### DATASET EXCERPT
/---
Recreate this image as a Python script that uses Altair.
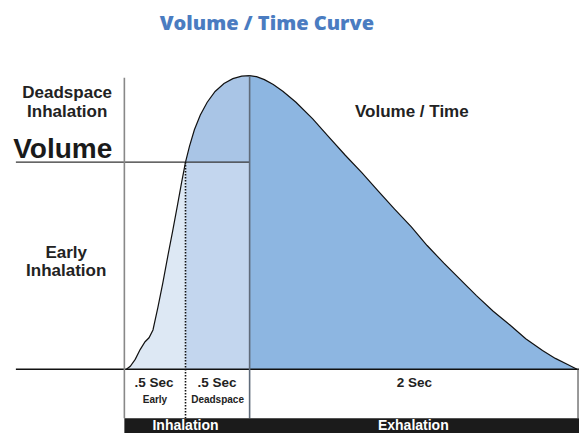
import altair as alt
import pandas as pd

# ---- curve (x position units, volume units) ----
early_x = [128, 132, 137, 142, 147, 151, 155, 160, 165, 170, 175, 180, 184, 188]
early_v = [0, 3, 10, 20, 28, 32, 40, 63, 88, 115, 141, 168, 190, 211]

dead_x = [188, 192, 197, 203, 210, 218, 227, 236, 245, 253]
dead_v = [211, 227, 244, 259, 272, 283, 291, 296, 298.5, 299]

exh_x = [253, 260, 268, 277, 287, 300, 317, 333, 350, 367, 383, 400, 417, 433,
         450, 467, 483, 500, 517, 533, 550, 563, 575, 585]
exh_v = [299, 298, 295, 290, 283, 272, 255, 237, 218, 200, 182, 163, 145, 126,
         108, 91, 75, 59, 45, 31, 19, 11, 5, 0]

deadspace_volume = 211
phase_bounds = [126, 188, 253, 586]   # start, end early, end deadspace, end exhalation

# ---- labels ----
left_labels = ["Deadspace", "Inhalation", "Early", "Inhalation"]
left_label_v = [276, 257, 113, 95]
sec_labels = [".5 Sec", ".5 Sec", "2 Sec"]
sec_x = [156, 220, 420]
sub_labels = ["Early", "Deadspace"]
sub_x = [157, 220.5]
phase_labels = ["Inhalation", "Exhalation"]
phase_x = [188, 419]

X = alt.Scale(domain=[8, 587], nice=False, zero=False)
Y = alt.Scale(domain=[-65, 368], nice=False, zero=False)


def xy(x="x", y="v"):
    return dict(x=alt.X(f"{x}:Q", scale=X, axis=None),
                y=alt.Y(f"{y}:Q", scale=Y, axis=None))


# fills
early_df = pd.DataFrame({"x": early_x, "v": early_v, "b": 0})
dead_df = pd.DataFrame({"x": dead_x, "v": dead_v, "b": deadspace_volume})
exh_df = pd.DataFrame({"x": exh_x, "v": exh_v, "b": 0})

early_area = alt.Chart(early_df).mark_area(color="#dde8f4").encode(**xy(), y2="b:Q")
dead_rect_df = pd.DataFrame({"x": [phase_bounds[1]], "x2": [phase_bounds[2]],
                             "v": [0], "v2": [deadspace_volume]})
dead_rect = alt.Chart(dead_rect_df).mark_rect(color="#c3d6ee").encode(
    **xy(), x2="x2:Q", y2="v2:Q")
dead_area = alt.Chart(dead_df).mark_area(color="#a9c5e6").encode(**xy(), y2="b:Q")
exh_area = alt.Chart(exh_df).mark_area(color="#8db6e1").encode(**xy(), y2="b:Q")

curve_df = pd.DataFrame({"x": early_x + dead_x[1:] + exh_x[1:],
                         "v": early_v + dead_v[1:] + exh_v[1:]})
curve = alt.Chart(curve_df).mark_line(color="#111", strokeWidth=1.2).encode(**xy())


def seg(rows, **style):
    df = pd.DataFrame(rows, columns=["x", "x2", "v", "v2"])
    return alt.Chart(df).mark_rule(**style).encode(**xy(), x2="x2:Q", y2="v2:Q")


baseline = seg([[16, 587, 0, 0]], color="#111", strokeWidth=1.5)
vol_line = seg([[16, 253, deadspace_volume, deadspace_volume]], color="#333", strokeWidth=1.2)
left_v = seg([[126, 126, 297, -50]], color="#888", strokeWidth=1.6)
mid_v = seg([[253, 253, 299, -50]], color="#5f6b7a", strokeWidth=1.6)
right_v = seg([[586, 586, 0, -50]], color="#555", strokeWidth=1.2)
dotted = seg([[188, 188, deadspace_volume, -50]], color="#111", strokeWidth=1.6,
             strokeDash=[1.5, 1.5])

bar_df = pd.DataFrame({"x": [126], "x2": [587], "v": [-50], "v2": [-66]})
bar = alt.Chart(bar_df).mark_rect(color="#1b1b1b").encode(**xy(), x2="x2:Q", y2="v2:Q")


def txt(df, **style):
    base = dict(font="Liberation Sans", fontWeight="bold", baseline="alphabetic",
                align="center")
    base.update(style)
    return alt.Chart(df).mark_text(**base).encode(**xy(), text="t:N")


title = txt(pd.DataFrame({"x": [270.5], "v": [346], "t": ["Volume / Time Curve"]}),
            font="Open Sans", fontWeight=800, fontSize=20, color="#4a7cc1")
left_txt = txt(pd.DataFrame({"x": [68, 68, 67, 67], "v": left_label_v, "t": left_labels}),
               fontSize=17, color="#222")
volume_txt = txt(pd.DataFrame({"x": [63.5], "v": [215], "t": ["Volume"]}),
                 fontSize=28, color="#1a1a1a")
vt_txt = txt(pd.DataFrame({"x": [417.5], "v": [257], "t": ["Volume / Time"]}),
             fontSize=17, color="#222")
sec_txt = txt(pd.DataFrame({"x": sec_x, "v": [-18] * 3, "t": sec_labels}),
              fontSize=13.5, color="#222")
sub_txt = txt(pd.DataFrame({"x": sub_x, "v": [-34] * 2, "t": sub_labels}),
              fontSize=10, color="#222")
phase_txt = txt(pd.DataFrame({"x": phase_x, "v": [-62] * 2, "t": phase_labels}),
                fontSize=14, color="white")

chart = alt.layer(
    early_area, dead_rect, dead_area, exh_area, curve,
    baseline, vol_line, left_v, mid_v, right_v, dotted, bar,
    title, left_txt, volume_txt, vt_txt, sec_txt, sub_txt, phase_txt,
).properties(
    width=571, height=425, padding=0,
    autosize=alt.AutoSizeParams(type="none"),
).configure_view(stroke=None)

chart.save("out.html", embed_options={"renderer": "svg", "actions": False})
\---
### TO BE DONE
Exactly as they appear, print the lines of the listing above from its first line through the line that contains "import pandas as pd", minus the pictures.

### ANSWER FOR THE TASK
Recreate this image as a Python script that uses Altair.
import altair as alt
import pandas as pd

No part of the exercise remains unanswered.